Section 18 of the Bill deals with land lease income exemptions. This is a provision I will seek to amend slightly on Committee Stage because it could be important. At present we do not have a retirement scheme for agriculture, but this provision could substitute for a retirement scheme if it were amended slightly to allow income exemptions to be provided to related parties or companies. If somebody is going to let land for a term of 15 years or longer, which is necessary in order to make it accessible to younger farmers, the section as it stands only allows an exemption if the land is leased to an unrelated party. Most of the land in this country is passed on to sons, daughters or nephews for the good reason that the owner of the land will have to live with them for the rest of his or her life and must therefore be able to trust them. Many of the issues in land succession and long-term renting arose because people were blackguarded. That tends not to happen when the land is leased to one’s own. This would also allow elderly farmers to remain on the farm and be available to advise and help out. Many elderly farmers do not want to retire completely because farming is what they have done all their lives. Perhaps we could amend the parts of section 18(b)(i) and (ii) which state “is not connected to the qualifying lessor or with any of the qualifying lessors” to include the phrase “unless the lease has bone fide commercial terms and conditions.” By renting the land under commercial terms and conditions, the arrangements will be up-front. The related party’s money is as good as anybody else’s money. We want long-term land availability to succeed so that young farmers can remain in the sector. I was fortunate to take over our farm when I was 25 years old because it allowed me to expand our activities significantly. Thankfully, we now employ a significant number of people because we had time to grow. If a farmer takes over in his or her mid-40s, his or her potential is strangled. I urge the Minister to consider this amendment favourably.

This budget has been a revelation with regard to agriculture in that it fundamentally changed Government policy for the sector. A few more tweaks will make it an outstanding budget for agriculture and for job creation. If we encourage small businesses in rural areas to employ one or two more people and get the local authorities to work with businesses and farms, as opposed to some sections working against them, we will create a fantastic environment for job creation. I am incredibly excited about the potential in this regard. Irrespective of whether they are working in the Civil Service in Dublin or are farming, people understand the importance of indigenous job creation. Our agricultural industry has not let us down to date and it will not let us down in the future.

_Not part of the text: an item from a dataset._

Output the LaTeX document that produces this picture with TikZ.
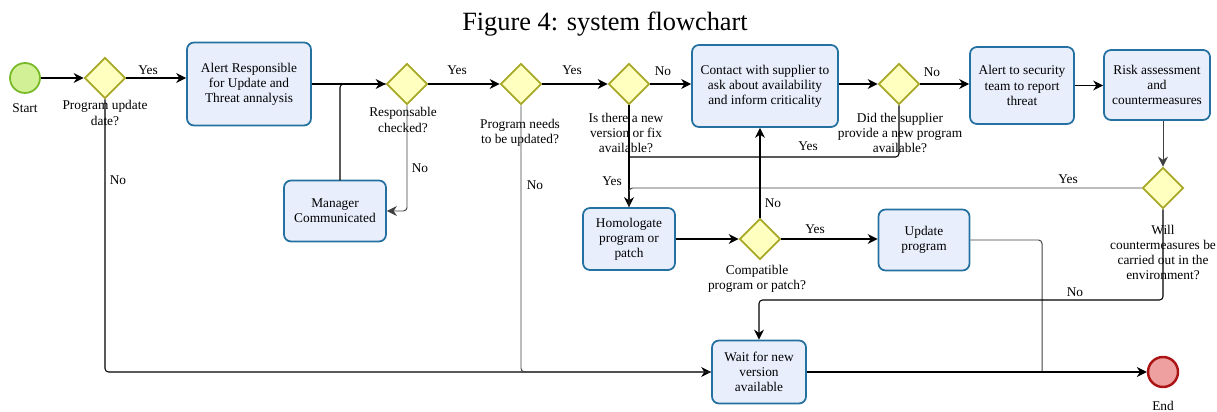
\documentclass[tikz,border=0pt]{standalone}
\usepackage{fontspec}
\setmainfont{Liberation Serif}
\usetikzlibrary{shapes,arrows.meta,positioning,calc}
\definecolor{taskfill}{RGB}{232,238,252}
\definecolor{taskdraw}{RGB}{36,112,160}
\definecolor{gatefill}{RGB}{255,255,192}
\definecolor{gatedraw}{RGB}{168,168,40}
\definecolor{startfill}{RGB}{210,240,150}
\definecolor{startdraw}{RGB}{120,185,40}
\definecolor{endfill}{RGB}{238,160,160}
\definecolor{enddraw}{RGB}{170,20,20}

\begin{document}
\begin{tikzpicture}[
        font=\fontsize{7.6}{8.6}\selectfont,
        task/.style={rectangle, rounded corners=4pt, draw=taskdraw, fill=taskfill, line width=1pt, align=center},
        gate/.style={diamond, draw=gatedraw, fill=gatefill, line width=1pt, minimum size=0.82cm, inner sep=0pt},
        event/.style={circle, minimum size=0.6cm, inner sep=0pt},
        note/.style={align=center, inner sep=0pt},
        flow/.style={line width=0.6pt, rounded corners=2pt},
        greyflow/.style={flow, line width=0.55pt, draw=black!75},
        arrow/.style={flow, -{Stealth[length=2mm, width=2mm]}}
    ]
        \useasboundingbox (0,0) rectangle (24.34,-8.24);

        % Title
        \node[font=\fontsize{15}{17}\selectfont] (title) at (12.1,-0.48) {Figure 4: system flowchart};

        % Events
        \node[event, fill=startfill, draw=startdraw, line width=1pt] (start) at (0.5,-1.56) {};
        \node[note] (startlab) at (0.5,-2.16) {Start};
        \node[event, fill=endfill, draw=enddraw, line width=1.4pt] (end) at (23.26,-7.44) {};
        \node[note] (endlab) at (23.26,-8.12) {End};

        % Gateways
        \node[gate] (d1) at (2.1,-1.56) {};
        \node[gate] (d2) at (8.14,-1.68) {};
        \node[gate] (d3) at (10.42,-1.68) {};
        \node[gate] (d4) at (12.58,-1.68) {};
        \node[gate] (d5) at (17.98,-1.68) {};
        \node[gate] (d6) at (23.26,-3.76) {};
        \node[gate] (d7) at (15.2,-4.78) {};

        % Gateway labels
        \node[note] (d1lab) at (2.1,-2.26) {Program update\\date?};
        \node[note] (d2lab) at (8.06,-2.40) {Responsable\\checked?};
        \node[note] (d3lab) at (10.40,-2.66) {Program needs\\to be updated?};
        \node[note] (d4lab) at (12.52,-2.66) {Is there a new\\version or fix\\available?};
        \node[note] (d5lab) at (18.0,-2.66) {Did the supplier\\provide a new program\\available?};
        \node[note] (d6lab) at (23.26,-5.05) {Will\\countermeasures be\\carried out in the\\environment?};
        \node[note] (d7lab) at (15.14,-5.58) {Compatible\\program or patch?};

        % Tasks
        \node[task, minimum width=2.48cm, minimum height=1.66cm] (alert) at (4.98,-1.68) {Alert Responsible\\for Update and\\Threat annalysis};
        \node[task, minimum width=2.04cm, minimum height=1.22cm] (manager) at (6.70,-4.22) {Manager\\Communicated};
        \node[task, minimum width=2.92cm, minimum height=1.64cm] (contact) at (15.30,-1.72) {Contact with supplier to\\ask about availability\\and inform criticality};
        \node[task, minimum width=2.08cm, minimum height=1.54cm] (security) at (20.44,-1.71) {Alert to security\\team to report\\threat};
        \node[task, minimum width=2.12cm, minimum height=1.40cm] (risk) at (23.14,-1.70) {Risk assessment\\and\\countermeasures};
        \node[task, minimum width=1.84cm, minimum height=1.24cm] (homol) at (12.58,-4.78) {Homologate\\program or\\patch};
        \node[task, minimum width=1.82cm, minimum height=1.22cm] (update) at (18.48,-4.80) {Update\\program};
        \node[task, minimum width=1.88cm, minimum height=1.26cm] (wait) at (15.18,-7.44) {Wait for new\\version\\available};

        % Junctions
        \coordinate (j1) at (12.58,-3.14);
        \coordinate (j2) at (20.84,-7.44);
        \coordinate (j3) at (15.18,-6.0);
        \coordinate (j4) at (6.80,-3.61);

        % Main flow
        \draw[arrow] (start) -- (d1);
        \draw[arrow] (d1.east) -- (alert.west |- d1);
        \draw[arrow] (alert.east |- d2) -- (d2.west);
        \draw[arrow] (d2) -- (d3);
        \draw[arrow] (d3) -- (d4);
        \draw[arrow] (d4.east) -- (d4 -| contact.west);
        \draw[arrow] (contact.east |- d5) -- (d5.west);
        \draw[arrow] (d5.east) -- (d5 -| security.west);
        \draw[arrow] (security.east) -- (security -| risk.west);
        \draw[arrow, greyflow] (d6 |- risk.south) -- (d6.north);

        % Branches
        \draw[arrow, greyflow] (d2.south) |- (manager.east);
        \draw[flow] (j4) |- (d2.west);
        \draw[arrow] (d1.south) |- (wait.west);
        \draw[greyflow] (d3.south) |- (wait.west);
        \draw[arrow] (d4.south) -- (homol.north);
        \draw[flow] (d5.south) |- (j1);
        \draw[greyflow] (d6.west) -| (homol.north);
        \draw[arrow] (homol.east) -- (homol -| d7.west);
        \draw[arrow] (d7.north) -- (d7 |- contact.south);
        \draw[arrow] (d7.east) -- (d7 -| update.west);
        \draw[greyflow] (update.east) -| (j2);
        \draw[arrow] (d6.south) |- (j3) -- (wait.north);
        \draw[arrow] (wait.east) -- (end.west);

        % Edge labels
        \node[note] (l1) at (2.96,-1.40) {Yes};
        \node[note] (l2) at (2.36,-3.60) {No};
        \node[note] (l3) at (9.14,-1.40) {Yes};
        \node[note] (l4) at (8.40,-3.36) {No};
        \node[note] (l5) at (11.44,-1.40) {Yes};
        \node[note] (l6) at (10.70,-3.70) {No};
        \node[note] (l7) at (13.26,-1.42) {No};
        \node[note] (l8) at (18.64,-1.44) {No};
        \node[note] (l9) at (16.16,-2.92) {Yes};
        \node[note] (l10) at (12.24,-3.62) {Yes};
        \node[note] (l11) at (21.36,-3.58) {Yes};
        \node[note] (l12) at (15.46,-4.06) {No};
        \node[note] (l13) at (16.30,-4.58) {Yes};
        \node[note] (l14) at (21.50,-5.84) {No};

    \end{tikzpicture}
\end{document}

If the issues I have raised could be addressed, I would be very grateful to the Minister. We have an opportunity to change the mindset of previous Governments which called farming a sunset industry. Their idea of crop rotation was beet, wheat and bungalows. We know what happened to the bungalows and the beet. They left us with nothing and we are rebuilding our agricultural economy from scratch. We have done a mighty fine job of it in a short time.